Ce procès met en lumière l’urgence de trouver des solutions à la crise migratoire. Les autorités françaises et britanniques intensifient leurs efforts pour démanteler les réseaux de passeurs, mais les départs se poursuivent. Les politiques migratoires, souvent critiquées pour leur sévérité ou leur inefficacité, peinent à répondre aux causes profondes de ces migrations : guerres, persécutions, pauvreté.
Des organisations humanitaires plaident pour des voies légales de migration, qui permettraient aux migrants de voyager en sécurité sans recourir aux réseaux clandestins.
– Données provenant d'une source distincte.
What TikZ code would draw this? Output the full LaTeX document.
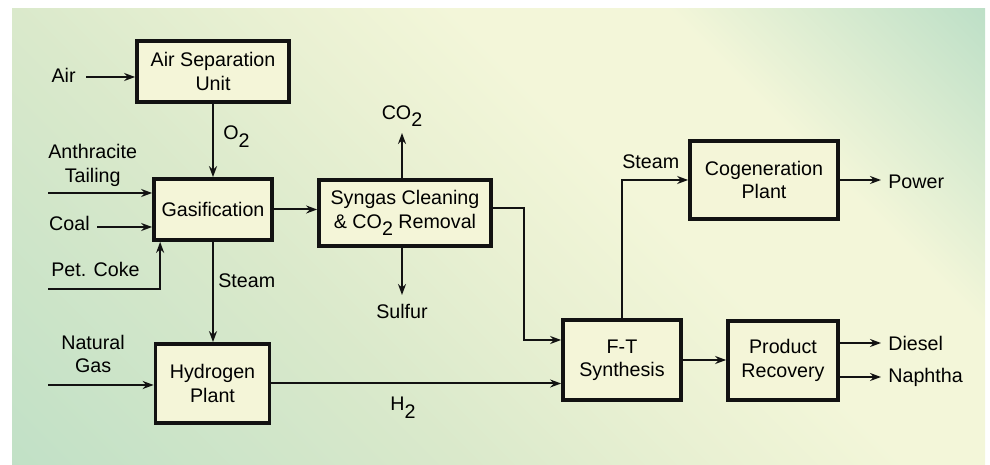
\documentclass[tikz,border=0pt]{standalone}
\usepackage{fontspec}
\setmainfont{Liberation Sans}
\usetikzlibrary{arrows.meta,positioning}
\definecolor{boxfill}{RGB}{244,245,216}
\definecolor{boxline}{RGB}{18,18,18}
\definecolor{mintA}{RGB}{192,224,198}
\definecolor{mintB}{RGB}{218,233,203}
\definecolor{paleC}{RGB}{234,241,211}
\definecolor{paleY}{RGB}{243,246,217}
\definecolor{mintD}{RGB}{186,222,198}
\pgfdeclarehorizontalshading{panelshade}{100bp}{color(0bp)=(mintA); color(26bp)=(mintA);
  color(41.5bp)=(mintB); color(50bp)=(paleC); color(56bp)=(paleY); color(63bp)=(paleY);
  color(74bp)=(mintD); color(100bp)=(mintD)}
\newcommand{\lowered}[1]{\raisebox{-4.3pt}{#1}}

\begin{document}
\begin{tikzpicture}[
  x=0.02cm,
  y=-0.02cm,
  font=\fontsize{11.2}{13.3}\selectfont,
  plant/.style={
    draw=boxline,
    line width=0.075cm,
    fill=boxfill,
    align=center,
    inner sep=0pt
  },
  lbl/.style={inner sep=0pt, align=center},
  flow/.style={
    -{Stealth[length=0.22cm,width=0.16cm]},
    line width=0.04cm,
    draw=boxline
  }
]
\useasboundingbox (0,0) rectangle (990,465);

% panel
\begin{scope}
  \clip (12,9) rectangle (985,465);
  \shade[shading=panelshade, transform canvas={rotate around={45:(498.5,237)}}]
    (-41.5,-303) rectangle (1038.5,777);
\end{scope}

\node[plant, minimum width=3.04cm, minimum height=1.22cm] (asu) at (213,71.5) {Air Separation\\Unit};
\node[plant, minimum width=2.36cm, minimum height=1.22cm] (gas) at (213,209.5) {Gasification};
\node[plant, minimum width=3.44cm, minimum height=1.32cm] (syn) at (405,213) {Syngas Cleaning\\\& CO\lowered{2} Removal};
\node[plant, minimum width=2.28cm, minimum height=1.58cm] (hyd) at (212.5,383.5) {Hydrogen\\Plant};
\node[plant, minimum width=2.36cm, minimum height=1.60cm] (ft) at (622,360) {F-T\\Synthesis};
\node[plant, minimum width=2.96cm, minimum height=1.56cm] (cog) at (764,180) {Cogeneration\\Plant};
\node[plant, minimum width=2.20cm, minimum height=1.58cm] (prod) at (783,360.5) {Product\\Recovery};

\coordinate (airin) at (86,77);
\coordinate (anthin) at (48,193);
\coordinate (coalin) at (97,227);
\coordinate (cokein) at (48,289);
\coordinate (ngin) at (48,385);
\coordinate (co2out) at (402,133);
\coordinate (sulfout) at (402,295);
\coordinate (powout) at (881,182);
\coordinate (dieselout) at (881,343);
\coordinate (naphout) at (881,377);

\node[lbl, left=0.2cm of airin, yshift=0.04cm] (air) {Air};
\node[lbl, above right=0.13cm and 0cm of anthin] (anth) {Anthracite\\Tailing};
\node[lbl, left=0.14cm of coalin, yshift=0.08cm] (coal) {Coal};
\node[lbl, above right=0.24cm and 0.06cm of cokein] (coke) {Pet. Coke};
\node[lbl, above right=0.23cm and 0.26cm of ngin] (ng) {Natural\\Gas};
\node[lbl, anchor=base west] (o2) at (223,140) {O\lowered{2}};
\node[lbl, anchor=base west] (steamlo) at (218,288) {Steam};
\node[lbl, above=0.12cm of co2out] (co2) {CO\lowered{2}};
\node[lbl, below=0.17cm of sulfout] (sulf) {Sulfur};
\node[lbl, anchor=base west] (h2) at (390,411) {H\lowered{2}};
\node[lbl, anchor=south west] (steamhi) at ([yshift=0.22cm]ft.north |- cog.west) {Steam};
\node[lbl, right=0.14cm of powout] (pow) {Power};
\node[lbl, right=0.14cm of dieselout] (diesel) {Diesel};
\node[lbl, right=0.14cm of naphout] (naph) {Naphtha};

\draw[flow] (airin) -- (airin -| asu.west);
\draw[flow] (asu) -- (gas);
\draw[flow] (anthin) -- (anthin -| gas.west);
\draw[flow] (coalin) -- (coalin -| gas.west);
\draw[flow] (cokein) -| ([xshift=0.16cm]gas.south west);
\draw[flow] (gas.south) -- (gas.south |- hyd.north);
\draw[flow] (ngin) -- (ngin -| hyd.west);
\draw[flow] (hyd.east) -- (hyd.east -| ft.west);
\draw[flow] (gas.east) -- (gas.east -| syn.west);
\draw[flow] (co2out |- syn.north) -- (co2out);
\draw[flow] (sulfout |- syn.south) -- (sulfout);
\draw[flow] ([shift={(0,-5)}]syn.east) -- ++(31,0) |- ([shift={(0,-20)}]ft.west);
\draw[flow] (ft.north) |- (cog.west);
\draw[flow] (cog.east) -- (cog.east -| powout);
\draw[flow] (ft.east) -- (ft.east -| prod.west);
\draw[flow] (dieselout -| prod.east) -- (dieselout);
\draw[flow] (naphout -| prod.east) -- (naphout);
\end{tikzpicture}
\end{document}
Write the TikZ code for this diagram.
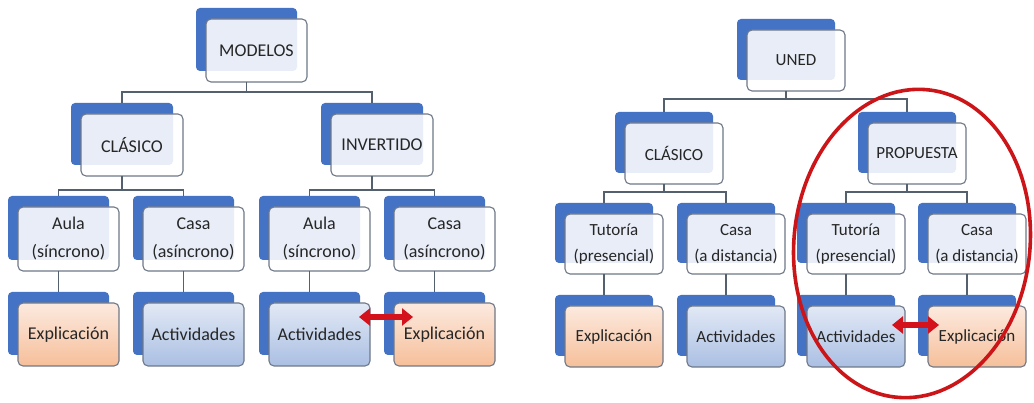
\documentclass[tikz,border=0pt]{standalone}
\usepackage{fontspec}
\setmainfont{Carlito}
\usetikzlibrary{arrows.meta,shapes.geometric}
\definecolor{backblue}{HTML}{4472C4}
\definecolor{boxline}{HTML}{6E7888}
\definecolor{connline}{HTML}{55606E}
\definecolor{txt}{HTML}{262626}
\definecolor{peachtop}{HTML}{FCEADF}
\definecolor{peachbot}{HTML}{F6BF9A}
\definecolor{bluetop}{HTML}{E2E9F5}
\definecolor{bluebot}{HTML}{AABFE3}
\definecolor{ringred}{HTML}{CC1518}
\definecolor{arrowred}{HTML}{D4121C}
\tikzset{
  backbox/.style={fill=backblue, draw=none, rounded corners=4pt, inner sep=0pt, outer sep=0pt},
  frontbox/.style={draw=boxline, line width=1.1pt, rounded corners=5pt, inner sep=0pt, outer sep=0pt,
                   align=center, text=txt, text opacity=1},
  plainfill/.style={fill=white, fill opacity=0.88},
  peachfill/.style={top color=peachtop, bottom color=peachbot},
  bluefill/.style={top color=bluetop, bottom color=bluebot},
  lfont/.style={font=\fontsize{18}{28}\selectfont},
  rfont/.style={font=\fontsize{17}{26}\selectfont},
  conn/.style={draw=connline, line width=1.2pt},
  swaparrow/.style={draw=arrowred, line width=6pt,
               {Triangle[length=11pt,width=17pt]}-{Triangle[length=11pt,width=17pt]}},
  ring/.style={draw=ringred, line width=3.6pt, ellipse, inner sep=0pt}
}
\newcommand\mybox[7]{%
  \node[backbox, minimum width=#4pt, minimum height=#5pt] (#1b) at ({#2+#4/2},{#3+#5/2}) {};
  \node[frontbox, #6, minimum width=#4pt, minimum height=#5pt] (#1) at ({#2+#4/2+10},{#3+#5/2+11}) {#7};
}
\begin{document}
\begin{tikzpicture}[x=1pt,y=-1pt]
\fill[white] (0,0) rectangle (1034,403);
\path[use as bounding box] (0,0) rectangle (1034,403);

% ---------------- left tree ----------------
\mybox{M}{196}{8}{101}{63}{plainfill,lfont}{MODELOS}
\mybox{LC}{71}{103}{102}{62}{plainfill,lfont}{CLÁSICO}
\mybox{LI}{321}{103}{102}{62}{plainfill,lfont}{INVERTIDO}
\mybox{LA1}{8}{196}{101}{64}{plainfill,lfont}{Aula\\(síncrono)}
\mybox{LK1}{133}{196}{101}{64}{plainfill,lfont}{Casa\\(asíncrono)}
\mybox{LA2}{259}{196}{101}{64}{plainfill,lfont}{Aula\\(síncrono)}
\mybox{LK2}{384}{196}{101}{64}{plainfill,lfont}{Casa\\(asíncrono)}
\mybox{LE1}{8}{292}{101}{63}{peachfill,lfont}{Explicación}
\mybox{LD1}{133}{292}{101}{63}{bluefill,lfont}{Actividades}
\mybox{LD2}{259}{292}{101}{63}{bluefill,lfont}{Actividades}
\mybox{LE2}{384}{292}{101}{63}{peachfill,lfont}{Explicación}

\coordinate (jL0) at (246.5,92);
\coordinate (jL1) at (122,190);
\coordinate (jL2) at (372,190);
\draw[conn] (Mb.center |- M.south) -- (jL0) -| (LCb.north);
\draw[conn] (jL0) -| (LIb.north);
\draw[conn] (LCb.center |- LC.south) -- (jL1) -| (LA1b.north);
\draw[conn] (jL1) -| (LK1b.north);
\draw[conn] (LIb.center |- LI.south) -- (jL2) -| (LA2b.north);
\draw[conn] (jL2) -| (LK2b.north);
\draw[conn] (LA1b.center |- LA1.south) -- (LE1b.north);
\draw[conn] (LK1b.center |- LK1.south) -- (LD1b.north);
\draw[conn] (LA2b.center |- LA2.south) -- (LD2b.north);
\draw[conn] (LK2b.center |- LK2.south) -- (LE2b.north);

\coordinate (la) at (359,317);
\coordinate (lb) at (413,317);
\draw[swaparrow] (la) -- (lb);

% ---------------- right tree ----------------
\mybox{U}{737}{19}{98}{61}{plainfill,rfont}{UNED}
\mybox{RC}{615}{112}{98}{61}{plainfill,rfont}{CLÁSICO}
\mybox{RP}{858}{112}{98}{61}{plainfill,rfont}{PROPUESTA}
\mybox{RT1}{555}{203}{98}{60}{plainfill,rfont}{Tutoría\\(presencial)}
\mybox{RK1}{677}{203}{98}{60}{plainfill,rfont}{Casa\\(a distancia)}
\mybox{RT2}{797}{203}{98}{60}{plainfill,rfont}{Tutoría\\(presencial)}
\mybox{RK2}{918}{203}{98}{60}{plainfill,rfont}{Casa\\(a distancia)}
\mybox{RE1}{555}{295}{98}{61}{peachfill,rfont}{Explicación}
\mybox{RD1}{677}{295}{98}{61}{bluefill,rfont}{Actividades}
\mybox{RD2}{797}{295}{98}{61}{bluefill,rfont}{Actividades}
\mybox{RE2}{918}{295}{98}{61}{peachfill,rfont}{Explicación}

\coordinate (jR0) at (786,99);
\coordinate (jR1) at (664,192);
\coordinate (jR2) at (907,192);
\draw[conn] (Ub.center |- U.south) -- (jR0) -| (RCb.north);
\draw[conn] (jR0) -| (RPb.north);
\draw[conn] (RCb.center |- RC.south) -- (jR1) -| (RT1b.north);
\draw[conn] (jR1) -| (RK1b.north);
\draw[conn] (RPb.center |- RP.south) -- (jR2) -| (RT2b.north);
\draw[conn] (jR2) -| (RK2b.north);
\draw[conn] (RT1b.center |- RT1.south) -- (RE1b.north);
\draw[conn] (RK1b.center |- RK1.south) -- (RD1b.north);
\draw[conn] (RT2b.center |- RT2.south) -- (RD2b.north);
\draw[conn] (RK2b.center |- RK2.south) -- (RE2b.north);

\coordinate (ra) at (892,325);
\coordinate (rb) at (939,325);
\draw[swaparrow] (ra) -- (rb);

\node[ring, minimum width=236pt, minimum height=309pt, rotate=-6] (oval) at (912,243.5) {};
\end{tikzpicture}
\end{document}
En parallèle, des mesures de sensibilisation dans les camps pourraient réduire les risques pris par les migrants. Mais face à l’ampleur du phénomène, les solutions semblent encore lointaines.
« Ce drame est un rappel tragique de la nécessité d’agir à la source, en offrant des alternatives sûres aux migrants », souligne une ONG active dans la région.
Ce procès, qui se prolongera sur plusieurs jours, ne marquera pas la fin des traversées clandestines. Mais il pourrait éclairer les rouages d’un système complexe, où se mêlent désespoir, exploitation et quête d’une vie meilleure. En attendant, la Manche reste un cimetière à ciel ouvert pour trop de migrants.